Fast & Fabulous: Why Carlos Alcaraz Won’t Pit After Top 20 Milestone | ATP Tour


Carlos Alcaraz was just a 16 year-old kid with a huge grin when he first set foot in the Jockey Club Brasileiro. All he was looking for back then was to enjoy a tournament where he would share a locker room with players he had only previously been able to see on TV. The organisers of the Rio Open presented by Claro had granted him a wild card to make his ATP Tour debut. Probably, he could never have imagined that two years later he would be back there lifting his first ATP 500 title.

On the 18th of February 2020, as the No. 406 in the ATP Ranking, he officially introduced himself to the Tour. He was still just a boy, but a young talent who looked sure to turn professional sooner rather than later. So far, he is living up to all those expectations. Last Sunday, on the same Brazilian clay, he lifted the second title of his career and the first in an ATP 500.

“It’s spectacular,” the Spaniard said of the new trophy on its way to his cabinet. “I won my first ATP match in Rio. Being able to win the tournament two years later means so much to me. I remember when I came for the first time, I thought I was here to keep having fun, to learn from the best, and two years later I came here with high expectations, thinking I could win, that I was one of the favourites to win, and having done that in Rio is really amazing.”

His transformation has been meteoric. In a matter of months, he went from being a promising wild card to a well-established Tour player. Now he has reached his highest-ever ATP Ranking, inside the world’s Top 20.

And if anyone thinks he is about to rest on his laurels, they can think again. The Spaniard explained that his “goal now is not to leave it [the Top 20], and gradually move up. I have several tournaments that I wasn’t able to play last year, which is an opportunity to keep growing and I think this tournament gives me a lot of motivation and desire to keep climbing as I have been.”

When asked about his goals, Alcaraz was quick to state his ambition to reach the pinnacle of the sport. “Being the No. 1 in the world, a Grand Slam champion, Olympic medals… I dream big,” he answered with a smile of equal parts confidence and innocence.

The Murcia native knows he is not the only one with his sights set high. Those around him expect much of him too. “People have high expectations of me. I’m grateful that people think I can be the best in the world, but my team and I know how difficult it is. I have Juan Carlos [Ferrero], who can tell me how difficult it is to reach No. 1 in the world and what a sacrifice it is. I think I’m on the right path, if I stay on it and keep doing things right, I’ll have chances, although that doesn’t guarantee anything.”

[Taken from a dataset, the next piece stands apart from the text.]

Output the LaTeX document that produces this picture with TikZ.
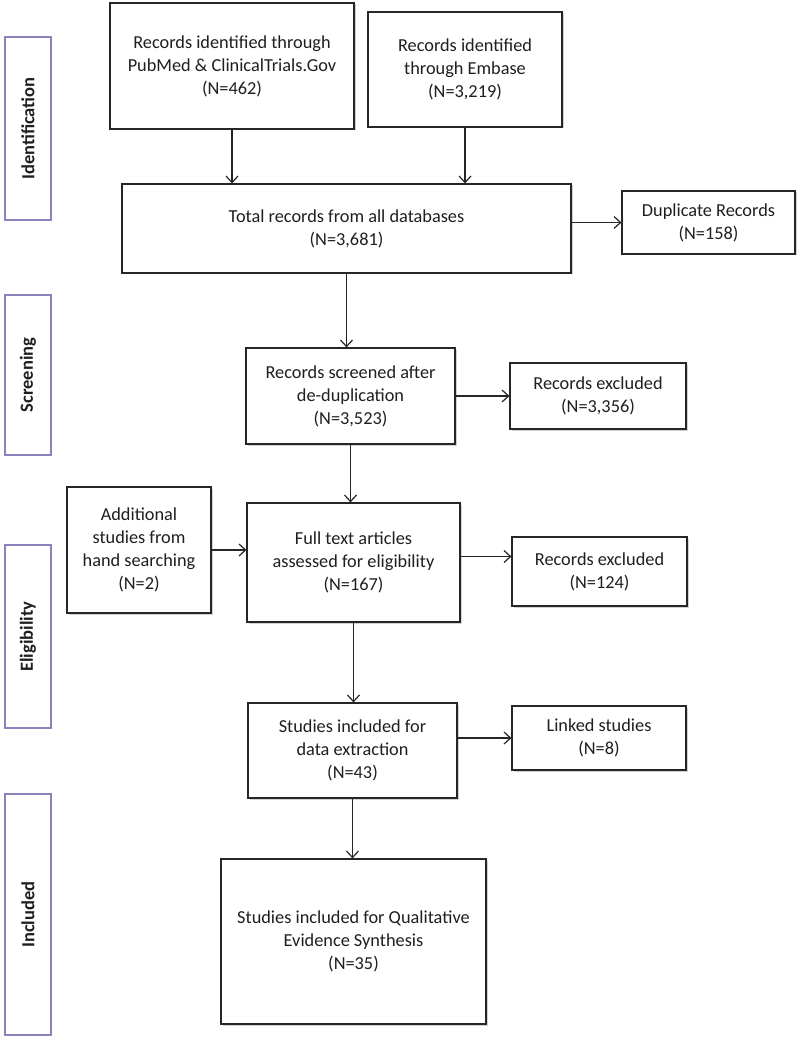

What, exactly, has he improved in order to compete at this level? “Everyone treats the important points differently from the rest and the player who best deals with their nerves in those moments will do best. It’s something I’m working on, when the important points come, thinking it’s just another point and making it less important than it is. And, above all, trying to hide those nerves from your opponent.”

During the week, Alcaraz demonstrated his potential —which he is getting increasingly closer to fulfilling— leaving in his wake great clay players such as Jaume Munar and Federico Delbonis; two opponents who have been in the Top 10 such as Matteo Berrettini and Fabio Fognini (on the same day); and a player who already knew what it was to win in Rio, Diego Schwartzman, in the final.

Every victory was accompanied with a special celebration: forming a pair of glasses with his hands in dedication to ‘Los Lupas’, his group of friends in Murcia. Thus ends this chapter of the story of a boy who has shed his wild card skin to become a fully fledged favourite.